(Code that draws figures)
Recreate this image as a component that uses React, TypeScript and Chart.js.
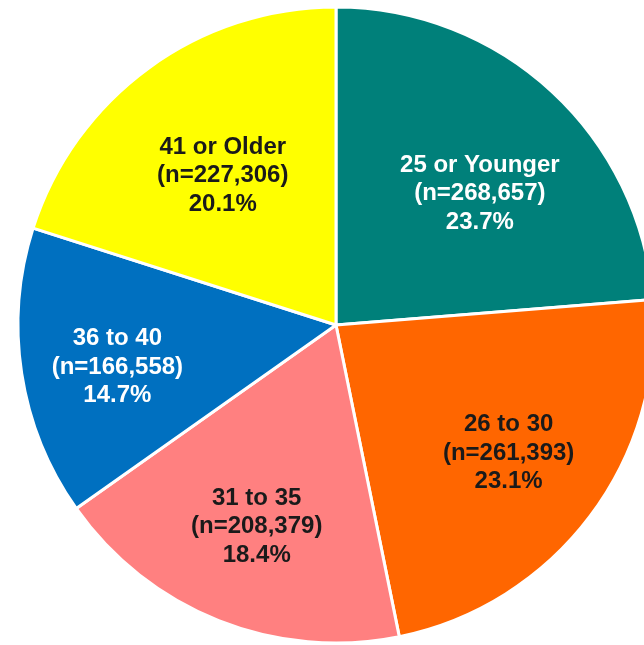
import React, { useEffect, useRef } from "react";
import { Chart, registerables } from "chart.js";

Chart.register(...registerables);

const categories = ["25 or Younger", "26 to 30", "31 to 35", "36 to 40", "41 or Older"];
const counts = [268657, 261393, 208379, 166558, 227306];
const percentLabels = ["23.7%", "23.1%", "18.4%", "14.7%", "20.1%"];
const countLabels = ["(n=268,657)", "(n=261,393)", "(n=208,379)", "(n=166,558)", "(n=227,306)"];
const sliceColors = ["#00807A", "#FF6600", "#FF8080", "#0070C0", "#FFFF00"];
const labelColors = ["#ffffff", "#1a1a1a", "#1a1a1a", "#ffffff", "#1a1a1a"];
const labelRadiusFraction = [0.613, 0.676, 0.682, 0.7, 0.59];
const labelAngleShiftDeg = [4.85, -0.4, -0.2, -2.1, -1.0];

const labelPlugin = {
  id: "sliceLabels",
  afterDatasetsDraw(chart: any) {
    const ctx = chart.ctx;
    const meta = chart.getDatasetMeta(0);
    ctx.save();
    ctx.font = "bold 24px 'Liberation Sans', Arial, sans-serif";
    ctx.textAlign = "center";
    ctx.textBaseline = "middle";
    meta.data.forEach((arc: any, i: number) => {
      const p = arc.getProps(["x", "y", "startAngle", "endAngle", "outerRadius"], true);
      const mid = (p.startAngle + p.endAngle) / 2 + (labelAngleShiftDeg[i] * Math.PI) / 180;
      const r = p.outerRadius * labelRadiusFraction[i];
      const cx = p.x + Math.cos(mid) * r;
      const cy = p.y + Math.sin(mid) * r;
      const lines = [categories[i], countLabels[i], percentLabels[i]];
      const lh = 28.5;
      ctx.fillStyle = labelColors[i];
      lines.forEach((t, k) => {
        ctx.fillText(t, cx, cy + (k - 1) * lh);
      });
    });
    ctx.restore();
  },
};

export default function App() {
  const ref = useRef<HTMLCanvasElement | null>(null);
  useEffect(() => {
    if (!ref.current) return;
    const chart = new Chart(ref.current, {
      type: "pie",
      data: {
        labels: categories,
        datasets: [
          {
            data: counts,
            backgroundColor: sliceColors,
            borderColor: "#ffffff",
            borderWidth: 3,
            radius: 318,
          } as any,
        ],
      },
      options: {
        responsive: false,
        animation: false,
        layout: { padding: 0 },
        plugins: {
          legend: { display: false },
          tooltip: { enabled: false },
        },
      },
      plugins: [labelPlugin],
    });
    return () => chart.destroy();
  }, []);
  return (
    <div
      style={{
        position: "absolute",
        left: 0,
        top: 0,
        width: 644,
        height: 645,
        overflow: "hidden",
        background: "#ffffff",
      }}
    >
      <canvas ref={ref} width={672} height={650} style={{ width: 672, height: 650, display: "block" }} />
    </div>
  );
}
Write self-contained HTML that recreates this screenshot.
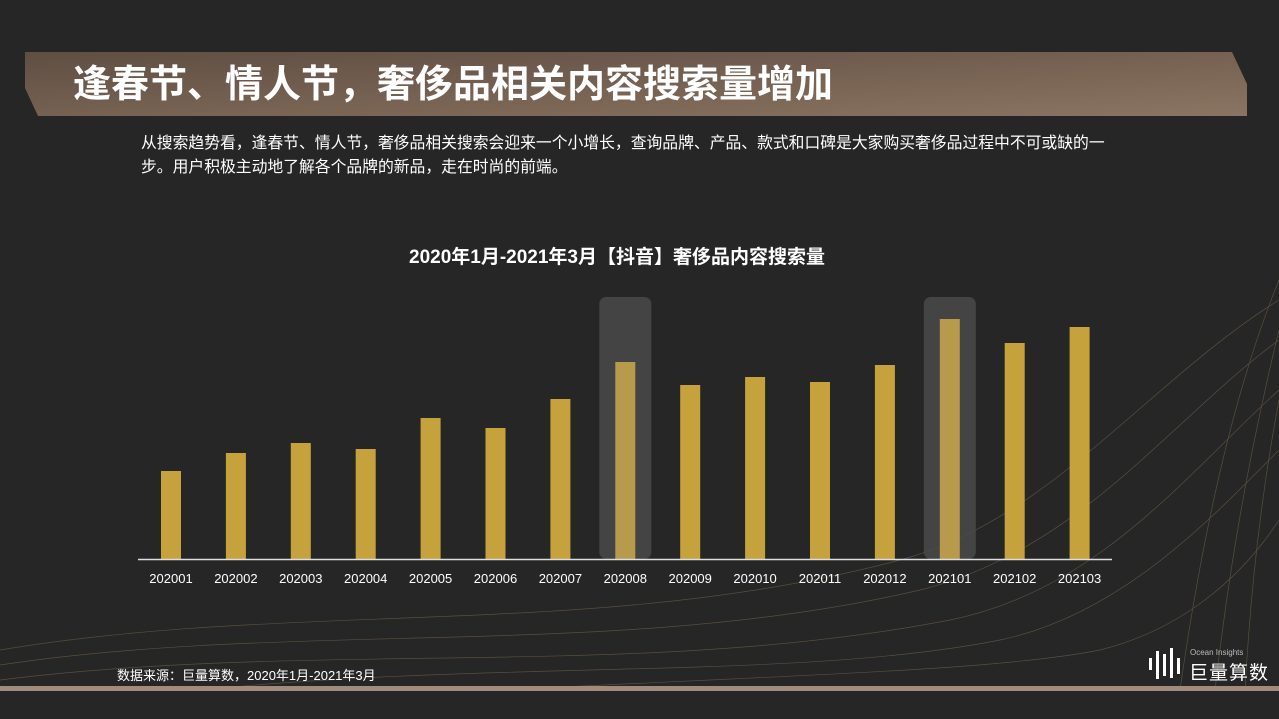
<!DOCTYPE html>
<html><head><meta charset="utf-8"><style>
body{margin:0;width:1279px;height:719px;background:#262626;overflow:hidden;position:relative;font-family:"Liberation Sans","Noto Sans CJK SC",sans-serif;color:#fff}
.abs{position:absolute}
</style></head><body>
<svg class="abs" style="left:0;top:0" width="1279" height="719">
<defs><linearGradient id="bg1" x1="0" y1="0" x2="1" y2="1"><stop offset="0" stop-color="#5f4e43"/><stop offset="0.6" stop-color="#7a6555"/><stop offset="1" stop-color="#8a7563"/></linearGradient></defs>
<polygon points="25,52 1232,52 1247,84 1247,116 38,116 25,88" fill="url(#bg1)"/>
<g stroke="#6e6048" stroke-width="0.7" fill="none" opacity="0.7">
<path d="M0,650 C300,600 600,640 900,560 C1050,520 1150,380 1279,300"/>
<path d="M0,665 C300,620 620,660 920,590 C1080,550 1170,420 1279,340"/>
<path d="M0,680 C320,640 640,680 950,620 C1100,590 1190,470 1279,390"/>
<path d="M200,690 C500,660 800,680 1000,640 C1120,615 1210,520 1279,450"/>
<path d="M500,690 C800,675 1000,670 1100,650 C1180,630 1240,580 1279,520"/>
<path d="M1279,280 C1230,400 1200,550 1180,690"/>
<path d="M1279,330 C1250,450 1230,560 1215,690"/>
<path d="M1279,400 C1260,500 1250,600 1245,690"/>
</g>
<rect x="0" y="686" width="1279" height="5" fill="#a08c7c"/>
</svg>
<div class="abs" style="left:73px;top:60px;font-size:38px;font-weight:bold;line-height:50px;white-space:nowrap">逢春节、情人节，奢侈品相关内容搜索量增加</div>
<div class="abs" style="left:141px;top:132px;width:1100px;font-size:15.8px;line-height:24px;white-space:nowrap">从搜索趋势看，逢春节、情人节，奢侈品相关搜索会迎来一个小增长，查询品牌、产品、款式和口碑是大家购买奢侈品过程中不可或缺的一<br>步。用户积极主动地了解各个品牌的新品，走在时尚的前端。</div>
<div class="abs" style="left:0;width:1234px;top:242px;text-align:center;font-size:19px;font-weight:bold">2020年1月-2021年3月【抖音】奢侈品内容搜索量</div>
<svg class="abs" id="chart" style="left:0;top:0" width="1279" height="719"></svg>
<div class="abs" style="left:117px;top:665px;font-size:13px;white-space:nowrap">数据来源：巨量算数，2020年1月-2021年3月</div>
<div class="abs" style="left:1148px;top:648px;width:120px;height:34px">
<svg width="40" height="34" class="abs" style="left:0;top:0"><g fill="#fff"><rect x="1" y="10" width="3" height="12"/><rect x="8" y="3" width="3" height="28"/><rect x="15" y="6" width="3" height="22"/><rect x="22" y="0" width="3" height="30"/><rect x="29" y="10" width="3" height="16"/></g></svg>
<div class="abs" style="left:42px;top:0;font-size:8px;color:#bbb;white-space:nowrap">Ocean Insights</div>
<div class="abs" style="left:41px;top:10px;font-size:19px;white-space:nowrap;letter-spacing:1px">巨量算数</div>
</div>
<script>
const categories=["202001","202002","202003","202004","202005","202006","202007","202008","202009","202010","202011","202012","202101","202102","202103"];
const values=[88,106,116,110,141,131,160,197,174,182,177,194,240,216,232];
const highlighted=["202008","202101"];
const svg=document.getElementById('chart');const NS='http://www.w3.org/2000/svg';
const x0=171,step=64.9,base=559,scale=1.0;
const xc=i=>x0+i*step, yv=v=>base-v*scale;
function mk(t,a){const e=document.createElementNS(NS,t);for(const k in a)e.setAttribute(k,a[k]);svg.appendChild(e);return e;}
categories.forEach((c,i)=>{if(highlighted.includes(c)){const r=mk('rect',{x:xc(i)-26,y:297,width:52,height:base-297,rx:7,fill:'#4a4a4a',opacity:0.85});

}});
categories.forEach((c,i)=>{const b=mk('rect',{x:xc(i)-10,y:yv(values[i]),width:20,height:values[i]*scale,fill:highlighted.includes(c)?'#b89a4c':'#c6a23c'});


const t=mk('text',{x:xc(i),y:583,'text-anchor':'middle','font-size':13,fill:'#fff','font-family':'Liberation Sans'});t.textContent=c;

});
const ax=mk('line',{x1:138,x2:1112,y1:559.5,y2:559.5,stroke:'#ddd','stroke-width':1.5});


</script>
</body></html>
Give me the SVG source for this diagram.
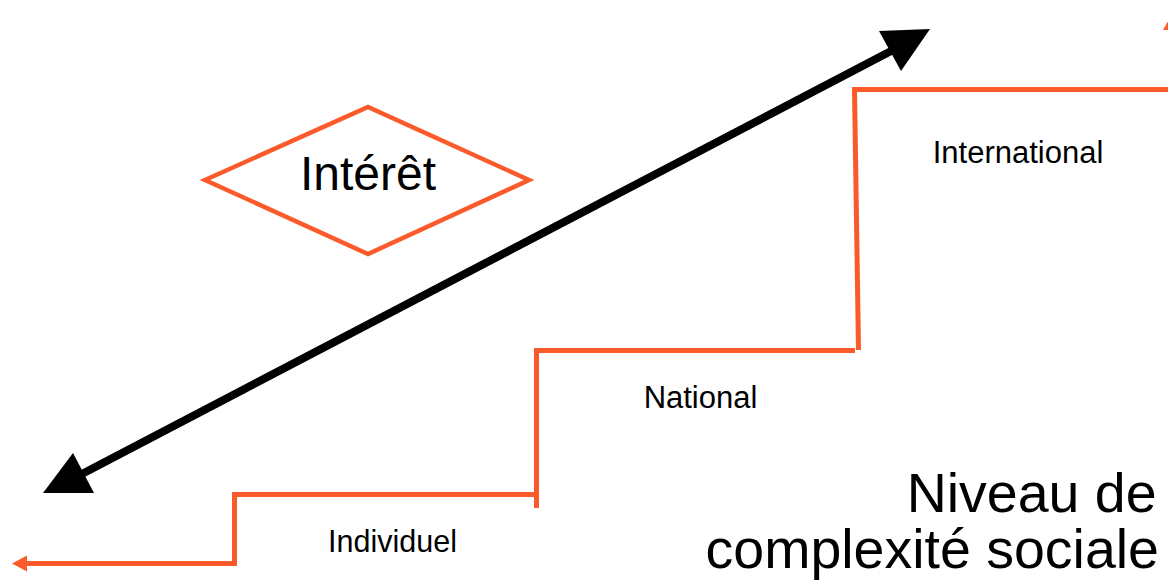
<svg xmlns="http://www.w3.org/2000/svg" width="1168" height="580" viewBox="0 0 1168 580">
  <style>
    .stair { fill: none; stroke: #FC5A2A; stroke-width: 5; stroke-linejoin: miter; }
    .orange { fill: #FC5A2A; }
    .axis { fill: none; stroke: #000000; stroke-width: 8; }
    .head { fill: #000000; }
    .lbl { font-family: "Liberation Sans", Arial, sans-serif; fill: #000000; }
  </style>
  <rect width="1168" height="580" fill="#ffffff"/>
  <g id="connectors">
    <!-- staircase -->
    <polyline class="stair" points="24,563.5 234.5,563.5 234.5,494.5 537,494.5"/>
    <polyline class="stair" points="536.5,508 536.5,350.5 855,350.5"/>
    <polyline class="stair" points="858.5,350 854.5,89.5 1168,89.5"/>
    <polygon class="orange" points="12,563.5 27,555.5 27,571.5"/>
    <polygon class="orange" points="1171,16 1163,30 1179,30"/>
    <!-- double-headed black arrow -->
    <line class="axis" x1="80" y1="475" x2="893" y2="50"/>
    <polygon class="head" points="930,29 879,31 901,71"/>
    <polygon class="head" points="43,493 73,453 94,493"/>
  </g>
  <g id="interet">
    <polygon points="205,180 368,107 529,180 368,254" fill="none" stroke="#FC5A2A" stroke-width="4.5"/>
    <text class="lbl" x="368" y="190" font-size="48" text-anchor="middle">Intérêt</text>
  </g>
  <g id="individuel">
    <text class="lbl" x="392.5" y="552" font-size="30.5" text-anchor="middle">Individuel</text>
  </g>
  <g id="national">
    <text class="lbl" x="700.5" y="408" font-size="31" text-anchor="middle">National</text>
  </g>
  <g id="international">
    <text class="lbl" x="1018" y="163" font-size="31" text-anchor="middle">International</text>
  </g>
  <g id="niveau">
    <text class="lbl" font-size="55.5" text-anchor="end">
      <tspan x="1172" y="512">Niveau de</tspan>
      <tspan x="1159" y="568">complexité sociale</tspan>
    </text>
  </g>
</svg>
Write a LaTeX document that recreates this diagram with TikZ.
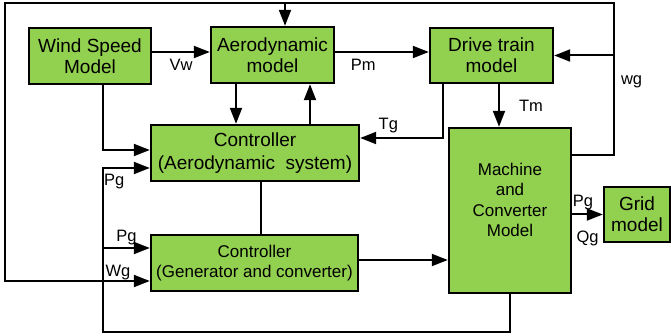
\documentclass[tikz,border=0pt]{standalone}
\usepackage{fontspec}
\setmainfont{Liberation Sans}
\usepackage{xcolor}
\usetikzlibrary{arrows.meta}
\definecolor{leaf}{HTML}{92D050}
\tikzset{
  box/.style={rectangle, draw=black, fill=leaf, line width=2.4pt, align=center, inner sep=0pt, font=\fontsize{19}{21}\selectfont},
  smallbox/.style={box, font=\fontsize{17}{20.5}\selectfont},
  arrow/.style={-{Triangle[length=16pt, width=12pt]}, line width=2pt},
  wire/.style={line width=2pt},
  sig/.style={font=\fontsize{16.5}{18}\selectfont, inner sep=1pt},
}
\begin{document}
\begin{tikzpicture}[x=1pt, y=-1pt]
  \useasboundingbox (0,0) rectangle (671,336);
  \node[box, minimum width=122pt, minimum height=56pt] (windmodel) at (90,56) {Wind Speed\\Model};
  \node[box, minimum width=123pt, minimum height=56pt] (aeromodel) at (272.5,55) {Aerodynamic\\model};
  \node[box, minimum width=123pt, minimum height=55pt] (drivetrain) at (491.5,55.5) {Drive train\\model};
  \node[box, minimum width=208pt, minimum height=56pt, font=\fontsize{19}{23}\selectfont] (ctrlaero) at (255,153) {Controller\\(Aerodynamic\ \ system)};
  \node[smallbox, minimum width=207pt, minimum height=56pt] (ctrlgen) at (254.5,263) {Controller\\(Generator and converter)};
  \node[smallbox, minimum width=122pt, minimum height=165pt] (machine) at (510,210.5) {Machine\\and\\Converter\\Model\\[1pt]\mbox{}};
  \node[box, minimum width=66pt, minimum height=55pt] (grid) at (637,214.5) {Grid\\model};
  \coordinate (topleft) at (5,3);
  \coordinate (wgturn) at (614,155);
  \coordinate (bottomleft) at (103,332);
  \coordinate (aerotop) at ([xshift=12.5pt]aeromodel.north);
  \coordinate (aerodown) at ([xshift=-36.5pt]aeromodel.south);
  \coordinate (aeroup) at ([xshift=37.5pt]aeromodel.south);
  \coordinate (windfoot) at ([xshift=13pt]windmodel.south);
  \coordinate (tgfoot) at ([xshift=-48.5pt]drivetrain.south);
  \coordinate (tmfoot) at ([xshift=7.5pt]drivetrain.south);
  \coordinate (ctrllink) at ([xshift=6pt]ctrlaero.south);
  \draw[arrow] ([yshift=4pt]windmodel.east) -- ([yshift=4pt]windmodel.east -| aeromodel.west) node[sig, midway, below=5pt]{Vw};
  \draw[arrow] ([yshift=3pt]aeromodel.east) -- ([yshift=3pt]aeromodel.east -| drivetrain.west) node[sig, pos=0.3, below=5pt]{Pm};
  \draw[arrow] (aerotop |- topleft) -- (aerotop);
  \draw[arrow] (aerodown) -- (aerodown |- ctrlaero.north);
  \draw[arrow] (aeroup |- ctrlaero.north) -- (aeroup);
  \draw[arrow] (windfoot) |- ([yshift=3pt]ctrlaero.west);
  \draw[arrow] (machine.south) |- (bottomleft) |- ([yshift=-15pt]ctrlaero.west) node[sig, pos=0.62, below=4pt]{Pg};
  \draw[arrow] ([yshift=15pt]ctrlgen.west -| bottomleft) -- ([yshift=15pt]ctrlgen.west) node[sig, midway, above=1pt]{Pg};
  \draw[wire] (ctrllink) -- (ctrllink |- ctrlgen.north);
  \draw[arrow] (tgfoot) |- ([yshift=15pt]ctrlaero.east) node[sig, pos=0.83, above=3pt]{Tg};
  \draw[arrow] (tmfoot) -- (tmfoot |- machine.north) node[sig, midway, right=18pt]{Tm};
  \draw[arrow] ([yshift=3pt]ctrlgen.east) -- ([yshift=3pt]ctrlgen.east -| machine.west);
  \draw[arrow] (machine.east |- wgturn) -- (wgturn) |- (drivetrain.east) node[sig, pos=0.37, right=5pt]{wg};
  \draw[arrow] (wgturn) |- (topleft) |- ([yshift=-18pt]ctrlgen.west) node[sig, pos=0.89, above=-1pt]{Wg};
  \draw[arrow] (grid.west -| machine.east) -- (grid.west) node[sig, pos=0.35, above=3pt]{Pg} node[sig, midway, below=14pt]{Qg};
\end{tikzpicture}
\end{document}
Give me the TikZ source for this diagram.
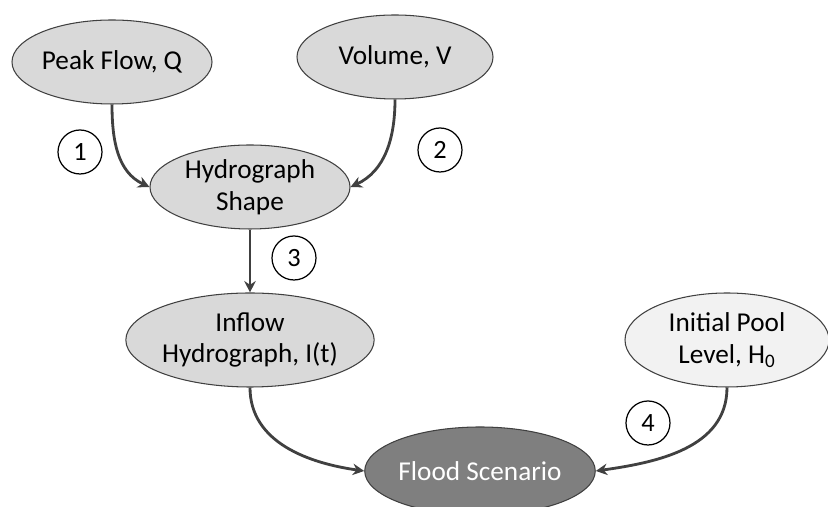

EXERCISE DIRECTIONS: Please return, exactly as written, the lines from the first line of the records above through the line containing "const labelAngleShiftDeg = [4.85, -0.4, -0.2, -2.1, -1.0];", both included, leaving out any pictures.

OUTPUT OF THE TASK:
Recreate this image as a component that uses React, TypeScript and Chart.js.
import React, { useEffect, useRef } from "react";
import { Chart, registerables } from "chart.js";

Chart.register(...registerables);

const categories = ["25 or Younger", "26 to 30", "31 to 35", "36 to 40", "41 or Older"];
const counts = [268657, 261393, 208379, 166558, 227306];
const percentLabels = ["23.7%", "23.1%", "18.4%", "14.7%", "20.1%"];
const countLabels = ["(n=268,657)", "(n=261,393)", "(n=208,379)", "(n=166,558)", "(n=227,306)"];
const sliceColors = ["#00807A", "#FF6600", "#FF8080", "#0070C0", "#FFFF00"];
const labelColors = ["#ffffff", "#1a1a1a", "#1a1a1a", "#ffffff", "#1a1a1a"];
const labelRadiusFraction = [0.613, 0.676, 0.682, 0.7, 0.59];
const labelAngleShiftDeg = [4.85, -0.4, -0.2, -2.1, -1.0];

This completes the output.